■ SHORT EXERCISE ■
Reproduce, please, only the lines from the first line below to the line containing "from matplotlib.patches import", inclusive.

________________________________________

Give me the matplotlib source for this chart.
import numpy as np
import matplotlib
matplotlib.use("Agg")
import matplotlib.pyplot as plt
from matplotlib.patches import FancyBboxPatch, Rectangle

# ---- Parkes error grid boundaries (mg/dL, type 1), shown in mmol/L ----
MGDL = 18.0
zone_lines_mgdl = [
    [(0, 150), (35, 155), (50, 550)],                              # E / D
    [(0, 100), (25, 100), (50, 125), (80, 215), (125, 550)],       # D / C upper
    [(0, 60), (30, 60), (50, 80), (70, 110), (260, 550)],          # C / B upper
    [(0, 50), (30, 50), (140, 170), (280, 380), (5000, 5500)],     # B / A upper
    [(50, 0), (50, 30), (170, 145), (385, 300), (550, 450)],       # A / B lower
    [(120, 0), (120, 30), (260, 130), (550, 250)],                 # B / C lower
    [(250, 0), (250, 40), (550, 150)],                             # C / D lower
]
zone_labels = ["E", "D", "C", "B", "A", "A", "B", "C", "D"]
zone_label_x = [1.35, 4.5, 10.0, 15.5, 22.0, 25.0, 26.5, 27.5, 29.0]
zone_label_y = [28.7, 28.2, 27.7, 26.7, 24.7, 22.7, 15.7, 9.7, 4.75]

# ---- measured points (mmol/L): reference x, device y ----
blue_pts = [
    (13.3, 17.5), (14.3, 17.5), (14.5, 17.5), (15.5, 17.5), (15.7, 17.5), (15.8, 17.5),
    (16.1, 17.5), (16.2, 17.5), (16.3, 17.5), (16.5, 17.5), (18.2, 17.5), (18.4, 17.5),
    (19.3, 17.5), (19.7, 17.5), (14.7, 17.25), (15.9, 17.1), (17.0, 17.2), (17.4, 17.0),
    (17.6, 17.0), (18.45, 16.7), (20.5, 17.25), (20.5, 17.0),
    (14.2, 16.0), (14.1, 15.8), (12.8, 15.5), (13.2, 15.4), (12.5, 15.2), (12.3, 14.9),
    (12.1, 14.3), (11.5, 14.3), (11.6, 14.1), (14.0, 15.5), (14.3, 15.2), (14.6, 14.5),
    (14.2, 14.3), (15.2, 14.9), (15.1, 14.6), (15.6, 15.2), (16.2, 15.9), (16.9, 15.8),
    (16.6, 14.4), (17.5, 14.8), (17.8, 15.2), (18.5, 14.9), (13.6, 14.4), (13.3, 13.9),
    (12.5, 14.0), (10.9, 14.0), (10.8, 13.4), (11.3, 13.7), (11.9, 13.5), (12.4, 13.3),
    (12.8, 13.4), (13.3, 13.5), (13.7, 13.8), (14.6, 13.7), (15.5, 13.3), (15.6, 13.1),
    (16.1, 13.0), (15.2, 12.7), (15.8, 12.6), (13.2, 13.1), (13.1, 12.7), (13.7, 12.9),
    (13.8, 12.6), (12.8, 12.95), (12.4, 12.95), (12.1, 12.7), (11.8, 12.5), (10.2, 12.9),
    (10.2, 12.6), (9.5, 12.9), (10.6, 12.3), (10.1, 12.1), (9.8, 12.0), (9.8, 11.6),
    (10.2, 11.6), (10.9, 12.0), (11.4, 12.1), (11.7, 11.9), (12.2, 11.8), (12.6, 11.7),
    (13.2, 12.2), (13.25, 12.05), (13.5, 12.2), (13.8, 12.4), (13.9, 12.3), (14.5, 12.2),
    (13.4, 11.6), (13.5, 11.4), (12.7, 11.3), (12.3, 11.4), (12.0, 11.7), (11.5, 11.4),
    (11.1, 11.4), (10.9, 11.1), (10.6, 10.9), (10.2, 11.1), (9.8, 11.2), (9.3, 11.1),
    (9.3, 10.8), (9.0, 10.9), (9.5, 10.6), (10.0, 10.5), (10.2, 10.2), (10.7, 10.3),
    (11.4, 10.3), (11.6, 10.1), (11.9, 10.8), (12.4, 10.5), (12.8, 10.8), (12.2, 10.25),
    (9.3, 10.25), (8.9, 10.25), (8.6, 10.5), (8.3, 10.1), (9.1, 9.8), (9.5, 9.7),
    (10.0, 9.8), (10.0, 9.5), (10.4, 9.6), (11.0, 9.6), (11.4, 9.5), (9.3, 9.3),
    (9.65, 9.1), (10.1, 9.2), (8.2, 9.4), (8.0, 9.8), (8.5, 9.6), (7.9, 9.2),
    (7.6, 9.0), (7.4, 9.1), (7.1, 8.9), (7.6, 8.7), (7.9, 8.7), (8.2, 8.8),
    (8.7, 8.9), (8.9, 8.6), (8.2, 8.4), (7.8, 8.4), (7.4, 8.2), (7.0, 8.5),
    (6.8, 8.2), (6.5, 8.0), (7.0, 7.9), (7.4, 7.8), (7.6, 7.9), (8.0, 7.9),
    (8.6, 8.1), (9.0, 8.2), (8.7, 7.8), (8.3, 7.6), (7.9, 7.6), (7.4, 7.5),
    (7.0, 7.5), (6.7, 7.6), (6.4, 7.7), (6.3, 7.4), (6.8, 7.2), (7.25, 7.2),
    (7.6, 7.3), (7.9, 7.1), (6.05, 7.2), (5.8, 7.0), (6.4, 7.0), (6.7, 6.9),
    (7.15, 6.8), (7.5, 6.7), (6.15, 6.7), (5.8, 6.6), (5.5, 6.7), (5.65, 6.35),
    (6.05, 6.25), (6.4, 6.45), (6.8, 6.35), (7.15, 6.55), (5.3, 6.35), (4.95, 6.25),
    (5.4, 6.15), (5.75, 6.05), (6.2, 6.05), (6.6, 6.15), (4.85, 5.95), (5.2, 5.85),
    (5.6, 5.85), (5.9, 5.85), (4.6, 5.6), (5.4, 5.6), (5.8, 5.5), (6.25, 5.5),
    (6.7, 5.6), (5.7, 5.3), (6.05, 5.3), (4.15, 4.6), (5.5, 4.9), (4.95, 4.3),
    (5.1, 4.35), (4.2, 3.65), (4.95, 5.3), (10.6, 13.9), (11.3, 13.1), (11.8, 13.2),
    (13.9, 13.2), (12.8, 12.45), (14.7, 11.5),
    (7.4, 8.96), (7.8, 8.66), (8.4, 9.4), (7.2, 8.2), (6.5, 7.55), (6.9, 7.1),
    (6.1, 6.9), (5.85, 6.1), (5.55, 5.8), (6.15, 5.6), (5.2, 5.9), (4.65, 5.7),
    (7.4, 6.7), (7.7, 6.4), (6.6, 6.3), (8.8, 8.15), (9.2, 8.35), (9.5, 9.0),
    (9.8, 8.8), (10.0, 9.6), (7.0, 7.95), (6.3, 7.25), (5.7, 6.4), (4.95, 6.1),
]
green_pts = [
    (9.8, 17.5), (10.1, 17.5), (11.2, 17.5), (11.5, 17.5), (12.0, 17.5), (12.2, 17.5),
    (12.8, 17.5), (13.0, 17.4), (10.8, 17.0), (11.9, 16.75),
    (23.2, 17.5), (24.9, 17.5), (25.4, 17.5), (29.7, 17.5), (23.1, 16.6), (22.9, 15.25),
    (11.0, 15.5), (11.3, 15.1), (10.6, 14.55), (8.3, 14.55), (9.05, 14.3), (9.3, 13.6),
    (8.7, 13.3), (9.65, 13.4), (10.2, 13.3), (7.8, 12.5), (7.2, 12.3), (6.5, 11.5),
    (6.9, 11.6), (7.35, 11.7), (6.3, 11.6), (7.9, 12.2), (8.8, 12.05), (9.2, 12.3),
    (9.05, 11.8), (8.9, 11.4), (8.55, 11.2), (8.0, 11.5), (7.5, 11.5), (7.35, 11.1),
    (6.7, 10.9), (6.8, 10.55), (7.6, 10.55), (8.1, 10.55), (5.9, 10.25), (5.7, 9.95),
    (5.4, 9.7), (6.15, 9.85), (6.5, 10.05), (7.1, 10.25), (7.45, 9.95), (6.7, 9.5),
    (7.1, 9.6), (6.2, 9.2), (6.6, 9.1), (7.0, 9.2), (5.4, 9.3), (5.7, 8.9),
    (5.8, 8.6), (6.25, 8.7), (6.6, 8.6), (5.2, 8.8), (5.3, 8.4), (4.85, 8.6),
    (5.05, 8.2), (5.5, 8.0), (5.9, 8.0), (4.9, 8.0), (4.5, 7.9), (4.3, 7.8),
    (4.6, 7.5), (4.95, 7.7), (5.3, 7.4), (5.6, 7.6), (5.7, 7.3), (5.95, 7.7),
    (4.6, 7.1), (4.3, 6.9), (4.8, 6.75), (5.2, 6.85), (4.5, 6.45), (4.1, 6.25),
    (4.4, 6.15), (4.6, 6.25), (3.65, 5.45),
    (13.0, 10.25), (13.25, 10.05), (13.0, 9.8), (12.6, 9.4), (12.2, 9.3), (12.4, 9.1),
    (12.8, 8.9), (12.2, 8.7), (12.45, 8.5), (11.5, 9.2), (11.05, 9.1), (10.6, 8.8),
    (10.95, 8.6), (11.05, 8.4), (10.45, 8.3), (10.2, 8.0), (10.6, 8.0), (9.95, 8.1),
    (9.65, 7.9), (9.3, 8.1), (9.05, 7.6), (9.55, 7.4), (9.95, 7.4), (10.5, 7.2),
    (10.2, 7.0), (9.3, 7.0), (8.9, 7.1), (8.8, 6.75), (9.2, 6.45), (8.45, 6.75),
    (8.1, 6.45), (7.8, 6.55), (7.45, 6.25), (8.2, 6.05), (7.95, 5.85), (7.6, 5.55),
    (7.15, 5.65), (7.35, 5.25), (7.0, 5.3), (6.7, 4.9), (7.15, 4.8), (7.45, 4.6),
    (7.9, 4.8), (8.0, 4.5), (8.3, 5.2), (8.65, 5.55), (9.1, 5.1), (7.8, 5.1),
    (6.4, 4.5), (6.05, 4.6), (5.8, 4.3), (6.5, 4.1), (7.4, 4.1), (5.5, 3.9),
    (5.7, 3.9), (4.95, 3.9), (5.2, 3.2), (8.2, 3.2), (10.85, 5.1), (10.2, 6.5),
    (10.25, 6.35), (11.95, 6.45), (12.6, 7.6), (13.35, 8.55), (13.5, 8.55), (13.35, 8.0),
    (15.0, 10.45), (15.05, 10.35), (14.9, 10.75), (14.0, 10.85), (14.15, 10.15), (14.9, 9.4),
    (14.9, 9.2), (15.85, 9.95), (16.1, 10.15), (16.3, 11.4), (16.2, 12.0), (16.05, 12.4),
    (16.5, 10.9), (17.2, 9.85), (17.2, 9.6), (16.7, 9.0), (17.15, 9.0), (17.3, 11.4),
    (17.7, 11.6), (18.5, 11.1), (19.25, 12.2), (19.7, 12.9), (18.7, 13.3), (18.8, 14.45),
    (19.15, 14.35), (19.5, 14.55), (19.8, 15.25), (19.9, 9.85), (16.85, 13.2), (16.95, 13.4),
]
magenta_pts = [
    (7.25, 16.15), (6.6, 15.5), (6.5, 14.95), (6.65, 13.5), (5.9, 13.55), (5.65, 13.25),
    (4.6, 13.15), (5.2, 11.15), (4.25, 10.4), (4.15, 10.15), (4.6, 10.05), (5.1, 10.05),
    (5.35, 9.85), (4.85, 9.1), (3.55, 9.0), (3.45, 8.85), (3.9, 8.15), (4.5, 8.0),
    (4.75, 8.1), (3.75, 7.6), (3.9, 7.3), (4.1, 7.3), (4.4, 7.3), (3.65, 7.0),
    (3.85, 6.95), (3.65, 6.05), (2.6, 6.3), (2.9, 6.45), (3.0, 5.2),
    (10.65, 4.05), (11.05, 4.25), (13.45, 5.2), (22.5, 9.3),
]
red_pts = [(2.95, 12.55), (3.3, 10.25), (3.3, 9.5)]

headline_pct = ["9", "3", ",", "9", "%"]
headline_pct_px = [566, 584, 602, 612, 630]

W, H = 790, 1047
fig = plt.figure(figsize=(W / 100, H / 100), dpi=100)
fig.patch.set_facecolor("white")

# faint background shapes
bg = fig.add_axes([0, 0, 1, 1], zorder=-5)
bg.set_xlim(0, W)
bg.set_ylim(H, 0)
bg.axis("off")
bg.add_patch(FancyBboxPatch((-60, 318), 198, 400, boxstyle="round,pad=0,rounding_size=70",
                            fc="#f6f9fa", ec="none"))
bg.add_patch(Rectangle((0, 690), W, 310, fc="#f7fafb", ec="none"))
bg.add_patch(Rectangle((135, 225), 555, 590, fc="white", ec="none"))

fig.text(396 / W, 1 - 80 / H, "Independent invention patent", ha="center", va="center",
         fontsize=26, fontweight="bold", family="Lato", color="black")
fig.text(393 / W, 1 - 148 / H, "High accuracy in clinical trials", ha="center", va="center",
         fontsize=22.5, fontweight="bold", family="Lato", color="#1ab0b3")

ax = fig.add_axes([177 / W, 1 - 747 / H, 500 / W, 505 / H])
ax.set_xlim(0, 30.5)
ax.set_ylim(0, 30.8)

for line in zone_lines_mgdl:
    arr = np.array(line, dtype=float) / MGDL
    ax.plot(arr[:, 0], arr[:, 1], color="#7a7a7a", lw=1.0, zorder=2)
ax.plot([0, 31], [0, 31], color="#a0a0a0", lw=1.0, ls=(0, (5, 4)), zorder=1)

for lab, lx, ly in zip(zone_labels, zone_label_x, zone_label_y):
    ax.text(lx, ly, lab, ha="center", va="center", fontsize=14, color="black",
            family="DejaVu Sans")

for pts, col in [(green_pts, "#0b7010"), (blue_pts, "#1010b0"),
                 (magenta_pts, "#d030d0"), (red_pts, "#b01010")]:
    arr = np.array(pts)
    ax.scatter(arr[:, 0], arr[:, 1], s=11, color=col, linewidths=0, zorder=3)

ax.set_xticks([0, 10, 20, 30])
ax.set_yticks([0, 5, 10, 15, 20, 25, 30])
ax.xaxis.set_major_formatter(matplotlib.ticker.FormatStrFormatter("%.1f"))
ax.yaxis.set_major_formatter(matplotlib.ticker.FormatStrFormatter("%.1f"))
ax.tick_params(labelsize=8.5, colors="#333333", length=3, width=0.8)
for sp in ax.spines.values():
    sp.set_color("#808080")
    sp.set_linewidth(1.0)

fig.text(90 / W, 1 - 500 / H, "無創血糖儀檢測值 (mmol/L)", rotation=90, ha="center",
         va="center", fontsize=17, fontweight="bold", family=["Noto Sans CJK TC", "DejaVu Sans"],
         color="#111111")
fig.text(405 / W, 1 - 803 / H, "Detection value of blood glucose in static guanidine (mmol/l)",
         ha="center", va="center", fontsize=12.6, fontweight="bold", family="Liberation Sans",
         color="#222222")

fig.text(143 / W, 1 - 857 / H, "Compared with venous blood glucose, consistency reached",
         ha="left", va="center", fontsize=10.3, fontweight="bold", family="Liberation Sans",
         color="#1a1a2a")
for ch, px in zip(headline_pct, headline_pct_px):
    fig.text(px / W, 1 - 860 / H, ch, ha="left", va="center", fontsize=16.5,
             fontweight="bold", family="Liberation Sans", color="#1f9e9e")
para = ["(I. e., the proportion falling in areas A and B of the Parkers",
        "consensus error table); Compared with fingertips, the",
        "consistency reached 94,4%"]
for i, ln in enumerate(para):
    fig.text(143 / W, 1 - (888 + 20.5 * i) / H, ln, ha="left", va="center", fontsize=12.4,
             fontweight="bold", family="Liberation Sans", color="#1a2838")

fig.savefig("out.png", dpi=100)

________________________________________

■ SOLUTION ■
Give me the matplotlib source for this chart.
import numpy as np
import matplotlib
matplotlib.use("Agg")
import matplotlib.pyplot as plt
from matplotlib.patches import FancyBboxPatch, Rectangle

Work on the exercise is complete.